Tel est le plan à la fois simple et naturel que s'est tracé Bossuet.

Tandis que l'école fait précéder l'étude de l'homme par l'étude de Dieu, Bossuet professe «< que la philosophie consiste principalement à rappeler l'esprit à soi-même, pour s'élever ensuite, comme par un degré sûr, jusqu'à Dieu (1). »

Tandis que l'école place la Logique à la tête des autres parties de la philosophie, Bossuet en cherche les fondements dans la connaissance des facultés humaines et des idées.

Tandis, enfin, que l'école traite de la Métaphysique séparément, Bossuet la répand dans tout ce qui précède (2).

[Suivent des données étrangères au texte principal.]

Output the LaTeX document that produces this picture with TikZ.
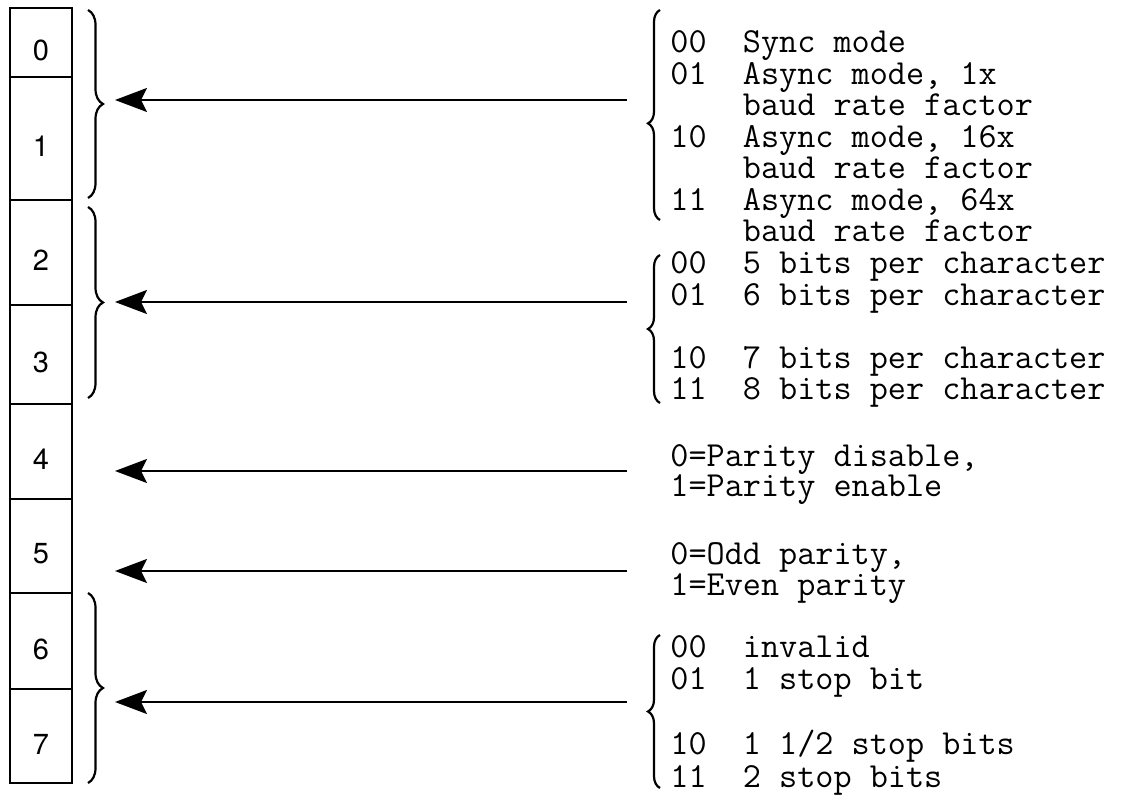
\documentclass[tikz,border=0pt]{standalone}
\usepackage{fontspec}
\setsansfont{TeX Gyre Heros}
\usetikzlibrary{arrows.meta,decorations.pathreplacing}

\begin{document}
\begin{tikzpicture}[
    x=0.5pt, y=-0.5pt,
    >={Stealth[length=16pt, width=12pt, inset=3pt]},
    bitbox/.style={draw, line width=1.2pt, minimum width=31pt, inner sep=0pt},
    bitnum/.style={font=\sffamily\fontsize{14.5}{14.5}\selectfont, inner sep=0pt},
    bitbrace/.style={decorate, decoration={brace, amplitude=7.5pt}, line width=1.1pt},
    codebrace/.style={decorate, decoration={brace, amplitude=6pt}, line width=1.1pt},
    codetext/.style={font=\ttfamily\fontsize{17.6}{15.75}\selectfont, align=left, anchor=base west, inner sep=0pt},
    fieldarrow/.style={->, line width=1pt},
]
\useasboundingbox (0,0) rectangle (1145,795);

% === Register bits ===
\foreach \n/\ytop/\ybot in {0/8/77, 1/77/200, 2/200/305, 3/305/404, 4/404/499, 5/499/593, 6/593/689, 7/689/783} {
    \node[bitbox, minimum height={(\ybot-\ytop)*0.5pt}] (bit\n) at (41,{(\ytop+\ybot)/2}) {};
    \node[bitnum] (num\n) at ([yshift=-4pt]bit\n.center) {\n};
}

% === Braces on the bits ===
\draw[bitbrace] (88,10) -- (88,198);
\draw[bitbrace] (88,207) -- (88,398);
\draw[bitbrace] (88,593) -- (88,783);

% === Mode (placed at its last baseline) ===
\draw[codebrace, decoration={aspect=0.46}] (660,220) -- (660,10);
\node[codetext] (mode) at (670,242) {%
00\ \ Sync mode\\
01\ \ Async mode, 1x\\
\hphantom{00\ \ }baud rate factor\\
10\ \ Async mode, 16x\\
\hphantom{00\ \ }baud rate factor\\
11\ \ Async mode, 64x\\
\hphantom{00\ \ }baud rate factor};

% === Character length ===
\draw[codebrace] (660,403) -- (660,255);
\node[codetext] (length) at (670,400) {%
00\ \ 5 bits per character\\
01\ \ 6 bits per character\\[15.75pt]
10\ \ 7 bits per character\\
11\ \ 8 bits per character};

% === Parity ===
\node[codetext, font=\ttfamily\fontsize{17.6}{15}\selectfont] (penable) at (670,497) {%
0=Parity disable,\\
1=Parity enable};
\node[codetext, font=\ttfamily\fontsize{17.6}{14.5}\selectfont] (ptype) at (670,596) {%
0=Odd parity,\\
1=Even parity};

% === Stop bits ===
\draw[codebrace] (660,788) -- (660,635);
\node[codetext, font=\ttfamily\fontsize{17.6}{16.25}\selectfont] (stop) at (670,787) {%
00\ \ invalid\\
01\ \ 1 stop bit\\[16.25pt]
10\ \ 1 1/2 stop bits\\
11\ \ 2 stop bits};

% === Arrows ===
\foreach \f/\y in {mode/100, length/302, penable/471, ptype/571, stop/702} {
    \coordinate (\f Tail) at (627,\y);
    \coordinate (\f Head) at (115,\y);
    \draw[fieldarrow] (\f Tail) -- (\f Head);
}

\end{tikzpicture}
\end{document}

En s'appliquant d'abord à la connaissance de soi-même pour y découvrir les prémisses de la connaissance de Dieu, et, de là, passer à la conception de la vérité et de la vertu, Bossuet ramène ses recherches à une lumineuse et vivante unité. Car, après avoir étudié l'homme en lui-même, il le considère en Dieu son principe et sa fin, et lui enseigne par les préceptes de la Logique et de la Morale les moyens d'arriver à sa destinée, c'est-à-dire à la souveraine vérité et au bien suprême. L'étude de l'homme devient le seul objet de la philosophie, qui entre de la sorte en possession d'elle-même, et où la théorie et la pratique reçoivent une égale satisfaction.

(1) Bossuet, t. XXII, p. 14. (2) Idem, ibid., p. 17.